■ What you are asked to do: Repeat the records word for word, excluding any picture.

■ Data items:
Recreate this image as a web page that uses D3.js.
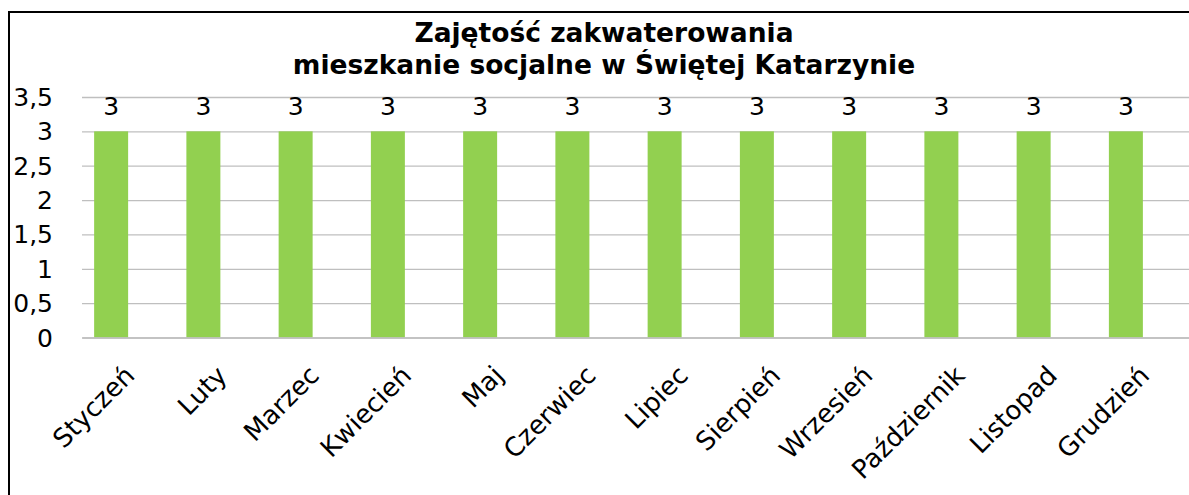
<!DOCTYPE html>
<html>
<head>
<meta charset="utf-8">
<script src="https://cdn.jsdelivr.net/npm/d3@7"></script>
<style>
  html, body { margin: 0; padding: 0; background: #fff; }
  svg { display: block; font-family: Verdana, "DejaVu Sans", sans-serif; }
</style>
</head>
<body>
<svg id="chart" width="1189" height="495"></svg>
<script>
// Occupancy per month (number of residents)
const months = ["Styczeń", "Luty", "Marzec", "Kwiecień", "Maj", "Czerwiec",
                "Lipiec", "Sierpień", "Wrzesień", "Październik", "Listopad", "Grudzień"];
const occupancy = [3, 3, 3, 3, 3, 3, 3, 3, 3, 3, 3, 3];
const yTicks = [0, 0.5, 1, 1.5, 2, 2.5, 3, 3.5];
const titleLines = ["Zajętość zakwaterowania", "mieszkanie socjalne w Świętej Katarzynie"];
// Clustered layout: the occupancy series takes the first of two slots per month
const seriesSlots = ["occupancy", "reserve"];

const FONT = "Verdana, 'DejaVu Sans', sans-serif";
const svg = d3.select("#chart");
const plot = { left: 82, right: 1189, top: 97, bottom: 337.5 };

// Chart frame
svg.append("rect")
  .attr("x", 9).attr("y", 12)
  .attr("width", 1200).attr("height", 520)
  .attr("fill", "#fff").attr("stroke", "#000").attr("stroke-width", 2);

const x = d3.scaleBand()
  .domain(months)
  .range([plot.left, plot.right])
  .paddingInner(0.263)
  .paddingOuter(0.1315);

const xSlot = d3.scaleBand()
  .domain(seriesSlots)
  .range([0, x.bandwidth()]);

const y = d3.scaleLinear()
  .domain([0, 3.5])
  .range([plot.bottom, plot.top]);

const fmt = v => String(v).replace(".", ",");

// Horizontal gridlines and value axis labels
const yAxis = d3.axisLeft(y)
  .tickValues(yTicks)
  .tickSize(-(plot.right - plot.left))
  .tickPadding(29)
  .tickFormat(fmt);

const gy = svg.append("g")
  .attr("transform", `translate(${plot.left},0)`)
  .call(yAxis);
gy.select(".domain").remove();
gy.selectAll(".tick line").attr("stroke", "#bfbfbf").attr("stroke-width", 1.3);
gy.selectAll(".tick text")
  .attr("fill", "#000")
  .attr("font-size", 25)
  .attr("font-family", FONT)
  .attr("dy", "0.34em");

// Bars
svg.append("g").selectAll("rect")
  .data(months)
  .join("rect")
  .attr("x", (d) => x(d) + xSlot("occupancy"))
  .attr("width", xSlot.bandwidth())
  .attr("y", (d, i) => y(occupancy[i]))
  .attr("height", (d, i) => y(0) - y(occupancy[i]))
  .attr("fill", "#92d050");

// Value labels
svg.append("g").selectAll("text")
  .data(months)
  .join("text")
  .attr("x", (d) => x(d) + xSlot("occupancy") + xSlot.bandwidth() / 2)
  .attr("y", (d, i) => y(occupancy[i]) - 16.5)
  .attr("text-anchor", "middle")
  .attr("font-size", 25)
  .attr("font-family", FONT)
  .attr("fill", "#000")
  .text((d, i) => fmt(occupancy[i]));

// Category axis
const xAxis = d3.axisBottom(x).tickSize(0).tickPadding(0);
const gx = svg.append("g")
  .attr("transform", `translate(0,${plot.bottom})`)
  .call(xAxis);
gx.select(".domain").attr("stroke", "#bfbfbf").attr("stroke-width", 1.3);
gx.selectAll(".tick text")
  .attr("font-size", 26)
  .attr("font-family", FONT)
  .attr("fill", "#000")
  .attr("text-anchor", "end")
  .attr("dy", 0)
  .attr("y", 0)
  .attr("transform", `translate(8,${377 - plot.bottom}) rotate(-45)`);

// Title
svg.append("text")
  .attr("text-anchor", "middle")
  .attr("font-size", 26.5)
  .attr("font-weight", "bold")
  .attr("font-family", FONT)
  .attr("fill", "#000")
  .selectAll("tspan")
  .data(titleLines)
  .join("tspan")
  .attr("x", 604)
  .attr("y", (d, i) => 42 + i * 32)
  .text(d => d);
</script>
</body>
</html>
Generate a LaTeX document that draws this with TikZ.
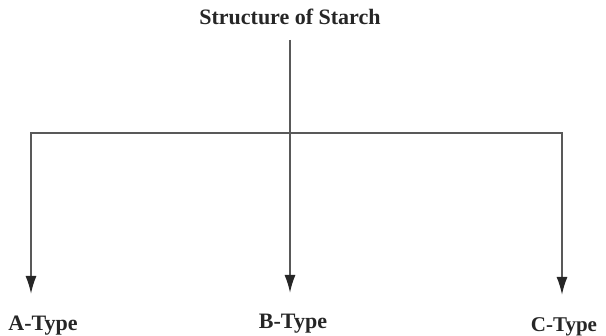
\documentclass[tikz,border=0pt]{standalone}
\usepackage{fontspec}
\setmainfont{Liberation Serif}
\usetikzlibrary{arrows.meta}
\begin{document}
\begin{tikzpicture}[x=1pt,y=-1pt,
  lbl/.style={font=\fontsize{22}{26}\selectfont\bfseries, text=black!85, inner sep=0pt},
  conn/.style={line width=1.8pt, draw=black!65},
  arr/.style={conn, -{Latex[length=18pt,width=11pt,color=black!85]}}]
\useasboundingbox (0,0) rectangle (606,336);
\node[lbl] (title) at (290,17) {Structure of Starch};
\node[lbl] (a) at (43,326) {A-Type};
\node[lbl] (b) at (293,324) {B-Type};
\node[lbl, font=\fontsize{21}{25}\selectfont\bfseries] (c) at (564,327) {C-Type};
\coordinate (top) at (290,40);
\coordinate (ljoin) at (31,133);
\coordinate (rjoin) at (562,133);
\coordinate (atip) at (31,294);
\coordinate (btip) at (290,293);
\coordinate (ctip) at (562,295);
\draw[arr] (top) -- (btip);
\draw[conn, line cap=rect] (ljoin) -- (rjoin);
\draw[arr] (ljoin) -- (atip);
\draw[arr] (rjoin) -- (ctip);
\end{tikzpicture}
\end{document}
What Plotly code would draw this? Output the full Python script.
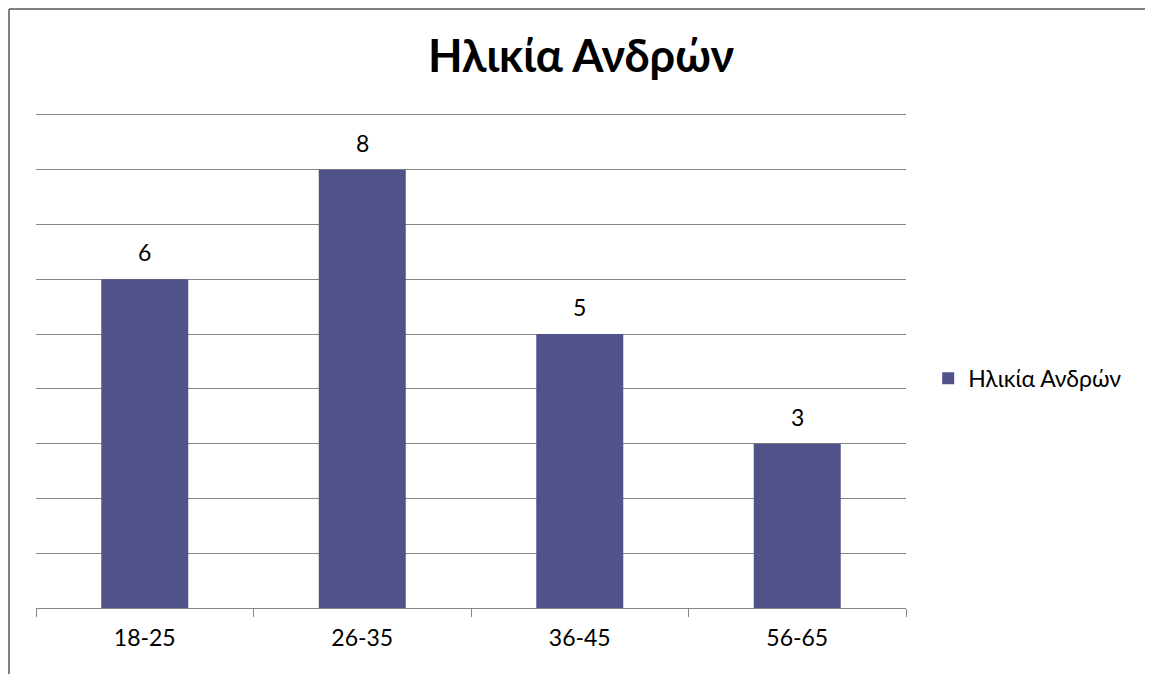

■ Answer:
Recreate this image as a web page that uses D3.js.
<!DOCTYPE html>
<html>
<head>
<meta charset="utf-8">
<script src="https://cdn.jsdelivr.net/npm/d3@7"></script>
<style>
  html, body { margin: 0; padding: 0; background: #fff; }
  svg { display: block; font-family: Verdana, "DejaVu Sans", sans-serif; }
</style>
</head>
<body>
<svg id="chart" width="1189" height="495"></svg>
<script>
// Occupancy per month (number of residents)
const months = ["Styczeń", "Luty", "Marzec", "Kwiecień", "Maj", "Czerwiec",
                "Lipiec", "Sierpień", "Wrzesień", "Październik", "Listopad", "Grudzień"];
const occupancy = [3, 3, 3, 3, 3, 3, 3, 3, 3, 3, 3, 3];
const yTicks = [0, 0.5, 1, 1.5, 2, 2.5, 3, 3.5];
const titleLines = ["Zajętość zakwaterowania", "mieszkanie socjalne w Świętej Katarzynie"];
// Clustered layout: the occupancy series takes the first of two slots per month
const seriesSlots = ["occupancy", "reserve"];

const FONT = "Verdana, 'DejaVu Sans', sans-serif";
const svg = d3.select("#chart");
const plot = { left: 82, right: 1189, top: 97, bottom: 337.5 };

// Chart frame
svg.append("rect")
  .attr("x", 9).attr("y", 12)
  .attr("width", 1200).attr("height", 520)
  .attr("fill", "#fff").attr("stroke", "#000").attr("stroke-width", 2);

const x = d3.scaleBand()
  .domain(months)
  .range([plot.left, plot.right])
  .paddingInner(0.263)
  .paddingOuter(0.1315);

const xSlot = d3.scaleBand()
  .domain(seriesSlots)
  .range([0, x.bandwidth()]);

const y = d3.scaleLinear()
  .domain([0, 3.5])
  .range([plot.bottom, plot.top]);

const fmt = v => String(v).replace(".", ",");

// Horizontal gridlines and value axis labels
const yAxis = d3.axisLeft(y)
  .tickValues(yTicks)
  .tickSize(-(plot.right - plot.left))
  .tickPadding(29)
  .tickFormat(fmt);

const gy = svg.append("g")
  .attr("transform", `translate(${plot.left},0)`)
  .call(yAxis);
gy.select(".domain").remove();
gy.selectAll(".tick line").attr("stroke", "#bfbfbf").attr("stroke-width", 1.3);
gy.selectAll(".tick text")
  .attr("fill", "#000")
  .attr("font-size", 25)
  .attr("font-family", FONT)
  .attr("dy", "0.34em");

// Bars
svg.append("g").selectAll("rect")
  .data(months)
  .join("rect")
  .attr("x", (d) => x(d) + xSlot("occupancy"))
  .attr("width", xSlot.bandwidth())
  .attr("y", (d, i) => y(occupancy[i]))
  .attr("height", (d, i) => y(0) - y(occupancy[i]))
  .attr("fill", "#92d050");

// Value labels
svg.append("g").selectAll("text")
  .data(months)
  .join("text")
  .attr("x", (d) => x(d) + xSlot("occupancy") + xSlot.bandwidth() / 2)
  .attr("y", (d, i) => y(occupancy[i]) - 16.5)
  .attr("text-anchor", "middle")
  .attr("font-size", 25)
  .attr("font-family", FONT)
  .attr("fill", "#000")
  .text((d, i) => fmt(occupancy[i]));

// Category axis
const xAxis = d3.axisBottom(x).tickSize(0).tickPadding(0);
const gx = svg.append("g")
  .attr("transform", `translate(0,${plot.bottom})`)
  .call(xAxis);
gx.select(".domain").attr("stroke", "#bfbfbf").attr("stroke-width", 1.3);
gx.selectAll(".tick text")
  .attr("font-size", 26)
  .attr("font-family", FONT)
  .attr("fill", "#000")
  .attr("text-anchor", "end")
  .attr("dy", 0)
  .attr("y", 0)
  .attr("transform", `translate(8,${377 - plot.bottom}) rotate(-45)`);

// Title
svg.append("text")
  .attr("text-anchor", "middle")
  .attr("font-size", 26.5)
  .attr("font-weight", "bold")
  .attr("font-family", FONT)
  .attr("fill", "#000")
  .selectAll("tspan")
  .data(titleLines)
  .join("tspan")
  .attr("x", 604)
  .attr("y", (d, i) => 42 + i * 32)
  .text(d => d);
</script>
</body>
</html>
Generate a LaTeX document that draws this with TikZ.
\documentclass[tikz,border=0pt]{standalone}
\usepackage{fontspec}
\setmainfont{Liberation Serif}
\usetikzlibrary{arrows.meta}
\begin{document}
\begin{tikzpicture}[x=1pt,y=-1pt,
  lbl/.style={font=\fontsize{22}{26}\selectfont\bfseries, text=black!85, inner sep=0pt},
  conn/.style={line width=1.8pt, draw=black!65},
  arr/.style={conn, -{Latex[length=18pt,width=11pt,color=black!85]}}]
\useasboundingbox (0,0) rectangle (606,336);
\node[lbl] (title) at (290,17) {Structure of Starch};
\node[lbl] (a) at (43,326) {A-Type};
\node[lbl] (b) at (293,324) {B-Type};
\node[lbl, font=\fontsize{21}{25}\selectfont\bfseries] (c) at (564,327) {C-Type};
\coordinate (top) at (290,40);
\coordinate (ljoin) at (31,133);
\coordinate (rjoin) at (562,133);
\coordinate (atip) at (31,294);
\coordinate (btip) at (290,293);
\coordinate (ctip) at (562,295);
\draw[arr] (top) -- (btip);
\draw[conn, line cap=rect] (ljoin) -- (rjoin);
\draw[arr] (ljoin) -- (atip);
\draw[arr] (rjoin) -- (ctip);
\end{tikzpicture}
\end{document}
What Plotly code would draw this? Output the full Python script.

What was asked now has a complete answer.